Вранье! Мы все же победим!
Не говорю, что одолеем!
Всего скорее околеем,
наивно доказуя им,
что деньги – сор, а слава – дым…
И все же, все же победим.
Ведь это мы, а не они
даем народу хлеб и воду
любви, искусства и свободы…
И как противоядие, в особенности против скорби по несбывшемуся, на пороге зрелости – в начале «позднего времени года» появляются образы садовника и сада. Как печален образ того, чье дело не окончено, кто уходит до времени, кто остается безымянным, не узнанным, но чей тихий подвиг дает возможность взрасти саду жизни, саду культуры. Как печален обретаемый при этом автором смысл жизни каждого такого садовника в этом, да и не только в этом поколении (но о печали ни слова):
И позднему времени года,
звенящему спелой листвой,
не слава нужна, а свобода,
не подвиги, а естество.
Всю жизнь в суете и содоме,
в тревогах трудов и утрат
стучит и хлопочет садовник,
растит потихоньку свой сад.
Устанет – крылами своими
укроет беднягу любовь.
А саду – зачем ему имя?
Он – сад, это видит любой.
Тут становится очевидным: бремя, которым отяготила свою поэтическую судьбу М. Рахлина, такого объема и тяжести, что сопоставить его можно только со смертью. Да ведь и освободить от него могла только смерть. Возможно, это одна из причин, почему в ее поэтическом мире смерть с давних пор играла столь важную роль. Она была темой, потому что она была тем, перед чьим лицом открывается главное в твоей душе, в том, что ты переживаешь и претерпеваешь.

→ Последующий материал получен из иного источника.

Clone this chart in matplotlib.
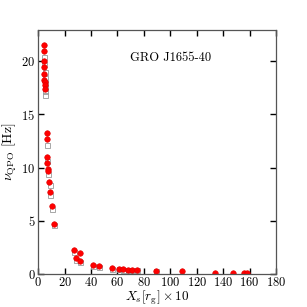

Как будто сердце осени горит
здесь, на шуршащей, дышащей поляне.
Багрово-красно времени пыланье,
сквозь шорох листьев – вечность говорит.
И я, склонясь к холодному костру,
людских костров прежарче и превыше,
впервые не жалею, что умру,
что жизнь моя – лишь сладкая привычка…
С прозрачностью небес – земная твердь
там, вдалеке, сливается прилежно.
Все на местах, любовь моя! И смерть
прекрасна, потому что неизбежна.
Это перед ее лицом осознается то, что составляет главное в самосозидании поэта:
Я повторяю: в радости, в беде,
в трудах моих, удачах и потерях,
и в дружбе, и в любви и во вражде
я счастлива была, себе поверив,
что счастлива…
Стало быть, чтобы стать, чтобы быть счастливой, надо было уверовать, что эта поэтическая экзистенция счастья дарована тебе, уверовать, что счастье есть составляющая не только радости, удачи, дружбы и любви, но и беды, потерь и даже вражды и смерти, что счастье является даже не несмотря на утраты и потери, но благодаря всем твоим испытаниям, всей боли и скорби, которую ты берешь на себя. Превозмогание скорби и есть подлинное счастье, и поэтому, говоря, что ты счастлив, ты можешь не называть скорбь – она и так подразумевается. Ведь в этом поэтическом мире именно не названная, то есть преодоленная скорбь становится стихами.